The children were thrilled, and they immediately got to work expressing their love in paint and colored pencils for the Los Angeles Dodgers, Lakers, UCLA Bruins and other teams.
Xavier Mesa, a young patient, was excited to show that his favorite football team was the Dallas Cowboys — sorry, L.A. Rams. But the Cowboys are not the only team that Xavier roots for. “I also love the Lakers!” he says. “I love to watch LeBron. He is my favorite player on the team.”
Another young patient, Debbie Flores, wanted everyone to know that she appreciates all sports, including cheerleading and golf. “I love to play sports,” she says. “When I used to go to school [in person], I would play everything.” She especially loves UCLA — “That’s my dream school!” she says — and she proudly wore a UCLA basketball jersey for her photo with her artwork.
Drawing and painting can be powerful healing tools, Carroll says. “Without realizing it, Sam partnered with us in providing a space for children on the mend to feel like they are seen.”
As the art and photos came in, Ravech was delighted, and he quickly put them up on the brick wall behind him for his live broadcasts of women’s college basketball. He hopes to continue to spotlight the creativity of hospitalized children as he broadcasts from home. “In times like these, we can all use a smile, and that is what the wonderful kids at UCLA Mattel Children’s Hospital provided for all of our viewers on ESPN,” he says.
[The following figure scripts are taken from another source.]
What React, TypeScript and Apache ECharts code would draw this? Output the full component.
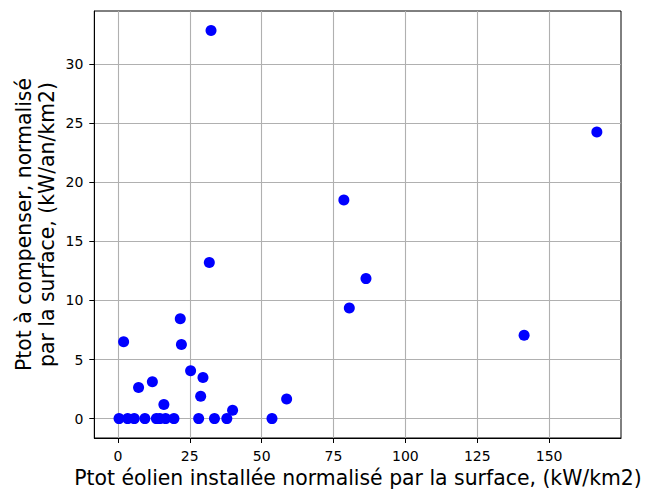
import React, { useEffect, useRef } from "react";
import * as echarts from "echarts";

const xValues = [
  0.4, 3.4, 5.7, 9.4, 13.4, 14.6, 16.6, 19.5, 28.1, 33.6, 37.9, 53.6,
  2.0, 21.7, 22.1, 25.3, 29.6, 7.2, 12.0, 28.8, 16.0, 39.9, 58.7,
  32.4, 31.8, 166.6, 78.6, 86.3, 80.5, 141.3,
];
const yValues = [
  0, 0, 0, 0, 0, 0, 0, 0, 0, 0, 0, 0,
  6.5, 8.45, 6.27, 4.05, 3.48, 2.64, 3.12, 1.9, 1.2, 0.7, 1.66,
  32.85, 13.22, 24.25, 18.5, 11.85, 9.37, 7.06,
];
const xTicks = [0, 25, 50, 75, 100, 125, 150];
const yTicks = [0, 5, 10, 15, 20, 25, 30];

const xTitle = "Ptot éolien installée normalisé par la surface, (kW/km2)";
const yTitle = "Ptot à compenser, normalisé\npar la surface, (kW/an/km2)";

export default function App() {
  const ref = useRef<HTMLDivElement>(null);
  useEffect(() => {
    document.body.style.margin = "0";
    const chart = echarts.init(ref.current!, null, { renderer: "svg" });
    const font = "DejaVu Sans";
    const data = xValues.map((x, i) => [x, yValues[i]]);
    chart.setOption({
      animation: false,
      backgroundColor: "#ffffff",
      grid: {
        left: 94.3,
        right: 29,
        top: 11,
        bottom: 52,
        show: true,
        borderColor: "#000000",
        borderWidth: 1,
        backgroundColor: "transparent",
      },
      xAxis: {
        type: "value",
        min: -8.2,
        max: 175.0,
        axisLine: { show: true, onZero: false, lineStyle: { color: "#000", width: 1 } },
        axisTick: {
          show: true,
          inside: false,
          length: 5,
          customValues: xTicks,
          lineStyle: { color: "#000", width: 1 },
        },
        axisLabel: {
          customValues: xTicks,
          margin: 11,
          color: "#000",
          fontFamily: font,
          fontSize: 14,
        },
        splitLine: { show: true, lineStyle: { color: "#b0b0b0", width: 1.1 } },
      },
      yAxis: {
        type: "value",
        min: -1.64,
        max: 34.5,
        axisLine: { show: true, onZero: false, lineStyle: { color: "#000", width: 1 } },
        axisTick: {
          show: true,
          inside: false,
          length: 5,
          customValues: yTicks,
          lineStyle: { color: "#000", width: 1 },
        },
        axisLabel: {
          customValues: yTicks,
          margin: 11,
          color: "#000",
          fontFamily: font,
          fontSize: 14,
        },
        splitLine: { show: true, lineStyle: { color: "#b0b0b0", width: 1.1 } },
      },
      graphic: [
        {
          type: "text",
          x: 358,
          y: 478,
          style: {
            text: xTitle,
            fontFamily: font,
            fontSize: 20.4,
            fill: "#000",
            textAlign: "center",
            textVerticalAlign: "middle",
          },
        },
        {
          type: "text",
          x: 35.5,
          y: 224.5,
          rotation: Math.PI / 2,
          style: {
            text: yTitle,
            fontFamily: font,
            fontSize: 20.4,
            lineHeight: 23,
            fill: "#000",
            textAlign: "center",
            textVerticalAlign: "middle",
          },
        },
      ],
      series: [
        {
          type: "scatter",
          data,
          symbol: "circle",
          symbolSize: 11,
          itemStyle: { color: "#0000ff", opacity: 1 },
          emphasis: { disabled: true },
        },
      ],
    });
    return () => chart.dispose();
  }, []);
  return (
    <div
      ref={ref}
      style={{ position: "fixed", left: 0, top: 0, width: 650, height: 490 }}
    />
  );
}
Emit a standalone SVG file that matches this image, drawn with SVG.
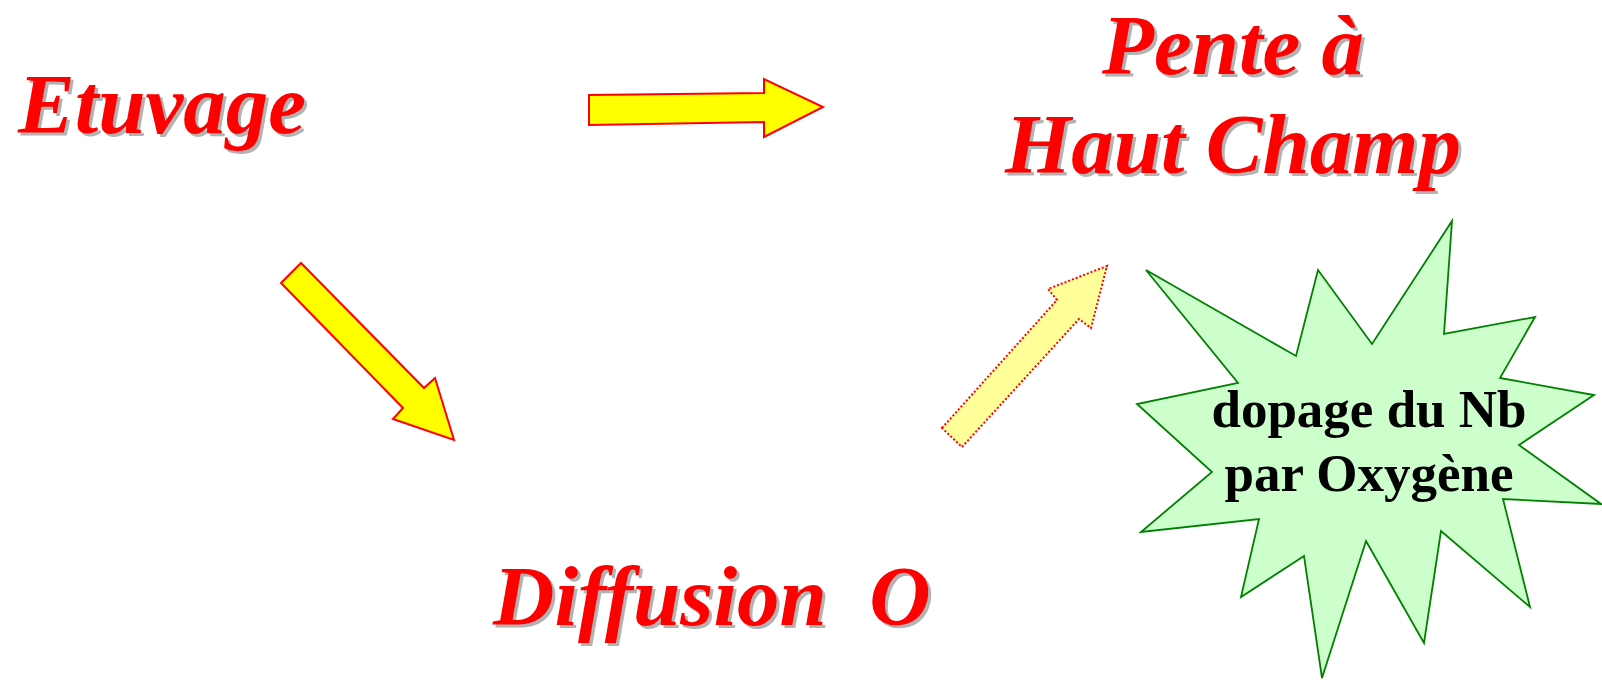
<svg xmlns="http://www.w3.org/2000/svg" width="1602" height="680" viewBox="0 0 1602 680">
<style>
.t{font-family:"Liberation Serif","Times New Roman",serif;font-weight:bold;font-style:italic;font-size:85px;white-space:pre}
.sh{fill:#b3b3b3}
.fg{fill:#ff0000}
.arrow{fill:#ffff00;stroke:#ff0000;stroke-width:2;stroke-linejoin:miter}
.arrowd{fill:#ffff99;stroke:#ff0000;stroke-width:2;stroke-dasharray:2 2}
.burst{fill:#ccffcc;stroke:#008000;stroke-width:1.8;stroke-linejoin:miter}
.bt{font-family:"Liberation Serif","Times New Roman",serif;font-weight:bold;font-size:53px;fill:#000000;text-anchor:middle}
</style>
<rect width="1602" height="680" fill="#ffffff"/>
<g id="etuvage">
<text class="t sh" x="21" y="136">Etuvage</text>
<text class="t fg" x="18" y="133">Etuvage</text>
</g>
<g id="pente">
<text class="t sh" x="1236" y="77" text-anchor="middle">Pente à</text>
<text class="t fg" x="1233" y="74" text-anchor="middle">Pente à</text>
<text class="t sh" x="1236" y="176" text-anchor="middle">Haut Champ</text>
<text class="t fg" x="1233" y="173" text-anchor="middle">Haut Champ</text>
</g>
<g id="diffusion">
<text class="t sh" x="496" y="628" xml:space="preserve">Diffusion  O</text>
<text class="t fg" x="493" y="625" xml:space="preserve">Diffusion  O</text>
</g>
<g id="dopage">
<polygon class="burst" points="1146,270 1296,356 1318,270 1372,344 1452,221 1444,334 1535,317 1500,378 1594,395 1519,445 1601,504 1503,499 1530,607 1441,531 1424,643 1366,541 1322,678 1304,556 1241,597 1259,519 1141,532 1212,472 1137,404 1238,383"/>
<text class="bt" x="1369" y="427">dopage du Nb</text>
<text class="bt" x="1369" y="491">par Oxygène</text>
</g>
<g id="connectors">
<polygon class="arrow" points="589,95 764,93 764,79 823,107 764,137 764,122 589,125"/>
<polygon class="arrow" points="301,263 424,388 435,378 454,440 393,419 403,408 281,283"/>
<polygon class="arrowd" points="942,428 1057,300 1048,289 1107,266 1091,328 1079,319 962,447"/>
</g>
</svg>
It has been a kick for the kids, and also for the members of Carroll’s child-life staff. “We are so happy we could partner with Sam on this,” Carroll says. “The ability to point out to kids watching the broadcast that their art is on television not only brings them joy, it also reminds them they are not limited to the hospital walls, that they matter to the community and that they have the potential to also bring happiness to others.”